Tags darauf reiste Österreichs Integrationsministerin Susanne Raab nach Paris. Ihr Auftrag: Erforschen, wie die Franzosen mit ihren „Banlieues“, den von extremen sozialen Spannungen gekennzeichneten Vororten, umgehen. Aus Sicht der Franzosen kommt der Arbeitsbesuch zur Unzeit: Sonia Backès, die für Integration zuständige Staatssekretärin in Frankreich, weicht dem Thema vor den ausländischen Journalisten aus. Die Krawallnacht sei auch beim Termin mit Amtskollegin Raab nicht groß thematisiert worden, sagt sie, und verweist auf die Zuständigkeit des Innenministeriums.
Lieber spricht sie über gemeinsame Präventionsmaßnahmen gegen Radikalisierung. Der Austausch soll nun vertieft werden, eine Gelegenheit bietet sich im Herbst beim Vienna Forum, einer Expertenkonferenz zum Thema Extremismus.
➤ Als der 17-Jährige unvermittelt wieder losfuhr, fiel der tödliche Schuss
Die beiden – Backès und Raab – eint „trotz regionaler Unterschiede“, wie sie sagen, eine Strategie: Parallelgesellschaften aufbrechen und Integration ermöglichen, damit soziale Brennpunkte und Spannungen gar nicht erst entstehen.

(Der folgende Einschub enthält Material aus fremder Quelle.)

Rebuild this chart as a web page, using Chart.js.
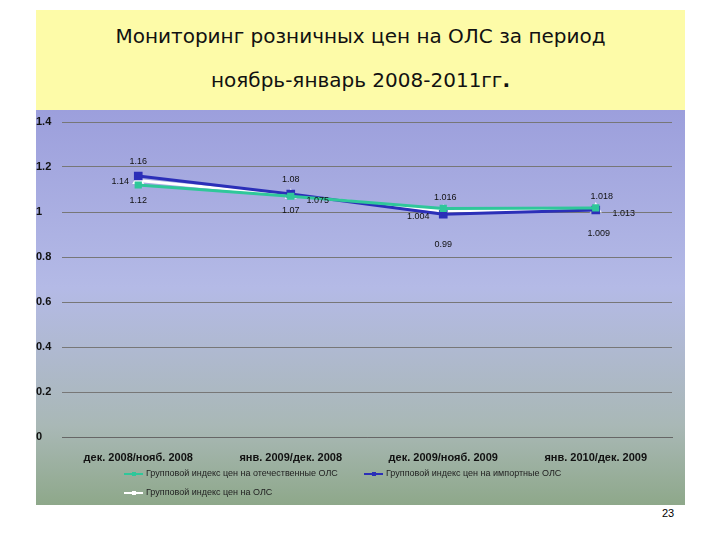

Diese seien der Nährboden für Gewalt. Raab sagt später zu den Geschehnissen der Nacht: „Die Situation ist erschütternd. Polizeigewalt ist zu verurteilen. Genauso ist es zu verurteilen, wenn Einsatzkräfte attackiert und Autos angezündet werden.“ Wenn so etwas passiert, sei das das Gegenteil von Integration. Wobei die Hintergründe des Vorfalls – und der späteren Proteste – noch unklar sind, wie auch von offizieller Seite betont wird.
Am späteren Nachmittag meldet sich dann der französische Präsident Emmanuel Macron zu Wort. Den tödlichen Schuss verurteilt er als „unverzeihlich“. Die Wahrheit müsse nun rasch herausgefunden werden, sagt er – ruft aber auch eindringlich zu „Ruhe im Land“ auf. Die Sorge, dass sich die Proteste weiter ausbreiten, ist groß. Für heute, Donnerstag, wurde ein „Weißer Marsch“ mit mehreren Tausend Menschen angekündigt.
Totschlagverdacht
Der Todesschütze ist unterdessen in Polizeigewahrsam. Gegen den 38-Jährigen wird wegen Totschlagverdachts ermittelt. Zum Vorfall gibt es ein Video, das zeigt, wie der Beamte seine Waffe auf das stehende Auto richtet. Als der 17-Jährige am Steuer plötzlich losfährt, schießt der Polizist auf ihn.
Der Arbeitsbesuch von Ministerin Raab musste übrigens umgeplant werden: Für heute wäre ein Besuch in Mantes-la-Ville geplant gewesen – dies ist aber ausgerechnet die Vorstadt, in der in der Nacht das Rathaus gebrannt hatte. Das französische Innenministerium hat den Besuch deshalb abgesagt – die Sicherheit der Delegation könne nicht garantiert werden, hieß es.